Kaylee Williams / Aug 6, 2024

Microsoft Vice Chair and President Brad Smith testifies to the US Senate Judiciary Subcommittee on Privacy, Technology, and the Law, September 12, 2023.

In the last year, tech giants like Google, Microsoft, and Meta have faced mounting criticism from digital safety experts, womens’ rights advocates, and legal scholars alike for their perceived roles in the “skyrocketing” popularization of non-consensual, sexually-explicit deepfakes online.

Critics have pointed to Google’s reluctance to de-index AI-generated pornography websites in search, Meta’s tendency to carry advertisements for AI-powered “nudify” apps on Facebook and Instagram, and Microsoft’s failure to put adequate guardrails around its own AI tools as evidence of the industry’s complicity in the growing epidemic of deepfake abuse, which studies have found disproportionately impacts women and girls worldwide.

However, several announcements related to these companies in the last week could signal a sea change within Big Tech, and may give those calling for more aggressive moderation of explicit deepfakes reason for optimism.

Meta’s Oversight Board Recommends Changes in Policy

On Thursday, July 25, Meta’s Oversight Board ruled on two cases of “AI images” that depicted women public figures—one from India, and one from the United States—in sexually explicit scenes.

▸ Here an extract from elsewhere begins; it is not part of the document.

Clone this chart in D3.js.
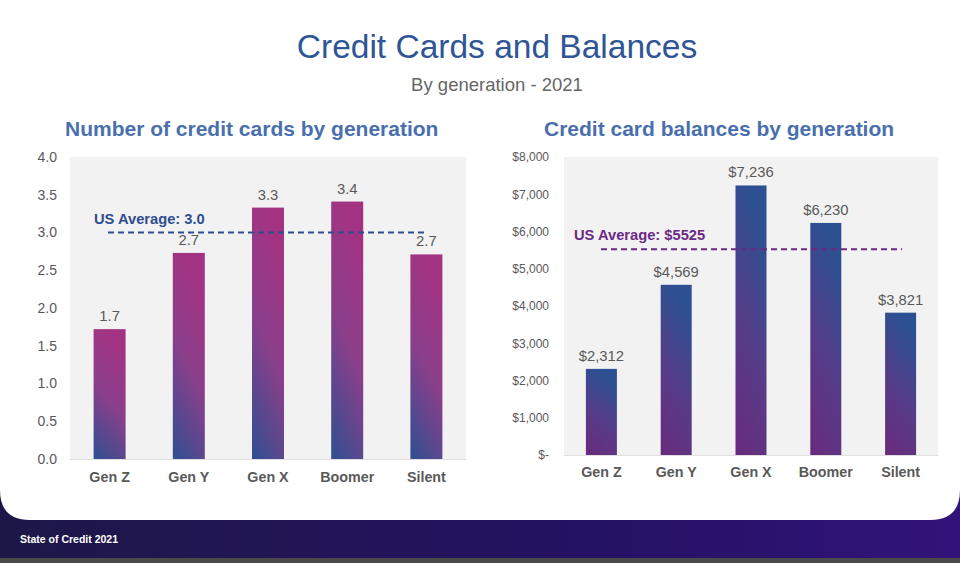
<!DOCTYPE html>
<html><head><meta charset="utf-8">
<script src="https://cdn.jsdelivr.net/npm/d3@7"></script>
<style>
html,body{margin:0;padding:0;background:#fff;}
svg{display:block;font-family:"Liberation Sans",Arial,sans-serif;}
</style></head>
<body>
<svg id="chart" width="960" height="563"></svg>
<script>
const categories = ["Gen Z","Gen Y","Gen X","Boomer","Silent"];
const cardCounts = [1.72, 2.73, 3.33, 3.41, 2.71];
const cardTicks = [0,0.5,1,1.5,2,2.5,3,3.5,4];
const cardAverage = 3.0;
const balances = [2312, 4569, 7236, 6230, 3821];
const balanceTicks = [0,1000,2000,3000,4000,5000,6000,7000,8000];
const balanceAverage = 5525;

const svg = d3.select("#chart");
const defs = svg.append("defs");

// footer
const fg = defs.append("linearGradient").attr("id","footerGrad").attr("x1","0").attr("y1","0").attr("x2","1").attr("y2","0");
fg.append("stop").attr("offset","0").attr("stop-color","#1d1747");
fg.append("stop").attr("offset","0.6").attr("stop-color","#241262");
fg.append("stop").attr("offset","1").attr("stop-color","#32137a");
svg.append("rect").attr("x",0).attr("y",490).attr("width",960).attr("height",68).attr("fill","url(#footerGrad)");
svg.append("rect").attr("x",0).attr("y",558).attr("width",960).attr("height",5).attr("fill","#4a4a4a");
svg.append("path").attr("d","M0,0 H960 V490 Q960,520 930,520 H30 Q0,520 0,490 Z").attr("fill","#fff");
svg.append("text").attr("x",20).attr("y",543).attr("fill","#fff").attr("font-size","10.5px").attr("font-weight","bold").text("State of Credit 2021");

// bar gradients
const g1 = defs.append("linearGradient").attr("id","gradLeft").attr("x1","0.3").attr("y1","0").attr("x2","0").attr("y2","1");
g1.append("stop").attr("offset","0").attr("stop-color","#a23383");
g1.append("stop").attr("offset","0.45").attr("stop-color","#8a3f8a");
g1.append("stop").attr("offset","1").attr("stop-color","#2e4f92");
const g2 = defs.append("linearGradient").attr("id","gradRight").attr("x1","0.3").attr("y1","0").attr("x2","0").attr("y2","1");
g2.append("stop").attr("offset","0").attr("stop-color","#2d5092");
g2.append("stop").attr("offset","0.5").attr("stop-color","#573c88");
g2.append("stop").attr("offset","1").attr("stop-color","#6a2a7c");

// titles
svg.append("text").attr("x",497).attr("y",58).attr("text-anchor","middle").attr("fill","#2f5597").attr("font-size","33.5px").text("Credit Cards and Balances");
svg.append("text").attr("x",497).attr("y",91).attr("text-anchor","middle").attr("fill","#666").attr("font-size","18.5px").text("By generation - 2021");

function drawChart(opts){
  const {x0,x1,y0,y1,values,ticks,max,tickFmt,labelFmt,grad,avg,avgLabel,avgColor,avgX0,avgX1,avgLabelX,title,titleX,tickSize,barW} = opts;
  const g = svg.append("g");
  g.append("text").attr("x",titleX).attr("y",136).attr("fill","#4a6fae").attr("font-size","21px").attr("font-weight","bold").text(title);
  g.append("rect").attr("x",x0).attr("y",y1).attr("width",x1-x0).attr("height",y0-y1).attr("fill","#f2f2f2");
  const x = d3.scaleBand().domain(categories).range([x0,x1]);
  const y = d3.scaleLinear().domain([0,max]).range([y0,y1]);
  const yAxis = d3.axisLeft(y).tickValues(ticks).tickFormat(tickFmt).tickSize(0).tickPadding(0);
  const ya = g.append("g").attr("transform",`translate(${opts.tickX},0)`).call(yAxis);
  ya.select(".domain").remove();
  ya.selectAll("text").attr("fill","#595959").attr("font-size",tickSize).attr("font-family","Liberation Sans, Arial, sans-serif");
  const xAxis = d3.axisBottom(x).tickSize(0).tickPadding(0);
  const xa = g.append("g").attr("transform",`translate(0,${opts.xLabelY})`).call(xAxis);
  xa.select(".domain").remove();
  xa.selectAll("text").attr("fill","#595959").attr("font-size","14.3px").attr("font-weight","bold").attr("font-family","Liberation Sans, Arial, sans-serif");
  g.append("line").attr("x1",x0).attr("x2",x1).attr("y1",y0+0.5).attr("y2",y0+0.5).attr("stroke","#e0e0e0");
  g.selectAll("rect.bar").data(values).enter().append("rect").attr("class","bar")
    .attr("x",(d,i)=>x(categories[i])+x.bandwidth()/2-barW/2)
    .attr("width",barW)
    .attr("y",d=>y(d)).attr("height",d=>y0-y(d))
    .attr("fill",grad);
  g.selectAll("text.val").data(values).enter().append("text").attr("class","val")
    .attr("x",(d,i)=>x(categories[i])+x.bandwidth()/2)
    .attr("y",d=>y(d)-8).attr("text-anchor","middle").attr("fill","#595959").attr("font-size","14.8px")
    .text(labelFmt);
  g.append("line").attr("x1",avgX0).attr("x2",avgX1).attr("y1",y(avg)).attr("y2",y(avg))
    .attr("stroke",avgColor).attr("stroke-width",2).attr("stroke-dasharray","6,4");
  g.append("text").attr("x",avgLabelX).attr("y",y(avg)-opts.avgOff).attr("fill",avgColor).attr("font-size","14.7px").attr("font-weight","bold").text(avgLabel);
}

drawChart({x0:70,x1:466,y0:459,y1:157,values:cardCounts,ticks:cardTicks,max:4,
  tickFmt:d3.format(".1f"),labelFmt:d3.format(".1f"),grad:"url(#gradLeft)",
  avg:cardAverage,avgLabel:"US Average: 3.0",avgColor:"#2f4d8f",avgX0:108,avgX1:427,avgLabelX:94,avgOff:9,
  title:"Number of credit cards by generation",titleX:65,tickSize:"14px",barW:32,tickX:57,xLabelY:472});

const dollar = d => d===0 ? "$-" : "$" + d3.format(",")(d);
drawChart({x0:564,x1:938,y0:455,y1:157,values:balances,ticks:balanceTicks,max:8000,
  tickFmt:dollar,labelFmt:d=>"$"+d3.format(",")(d),grad:"url(#gradRight)",
  avg:balanceAverage,avgLabel:"US Average: $5525",avgColor:"#6b2a84",avgX0:601,avgX1:902,avgLabelX:574,avgOff:9,
  title:"Credit card balances by generation",titleX:544,tickSize:"12px",barW:31,tickX:549,xLabelY:467});
</script>
</body></html>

In both cases, the Board determined that the images were in violation of Meta’s rules against “derogatory sexualized photoshop,” and required that Meta permanently remove the violating content from their respective platforms. This ruling effectively overturned the company’s original decision to allow the image of the Indian public figure to remain on Instagram.

“​​Given the severity of harms, removing the content is the only effective way to protect the people impacted,” the Board said in a summary of the ruling. “Labeling manipulated content is not appropriate in this instance because the harms stem from the sharing and viewing of these images – and not solely from misleading people about their authenticity.”

The Oversight Board also made a series of non-binding recommendations to the company, aimed at clarifying their content moderation policies. The recommendations included replacing vague, subjective terms such as “derogatory” and “photoshop” with clearer, more intuitive language.

“The Board believes that people using Meta’s platforms should be able to understand the rules,” the ruling reads. “While the term ‘derogatory sexualized photoshop’ should have been clear enough to the two users posting in these cases, it is not sufficiently clear more generally to users.”

Meta has yet to respond to these recommendations publicly, but the company’s own transparency reports suggest it has a history of (at least partially) implementing the Board’s suggestions in previous cases related to sexual exploitation and gender-based harassment on its platforms.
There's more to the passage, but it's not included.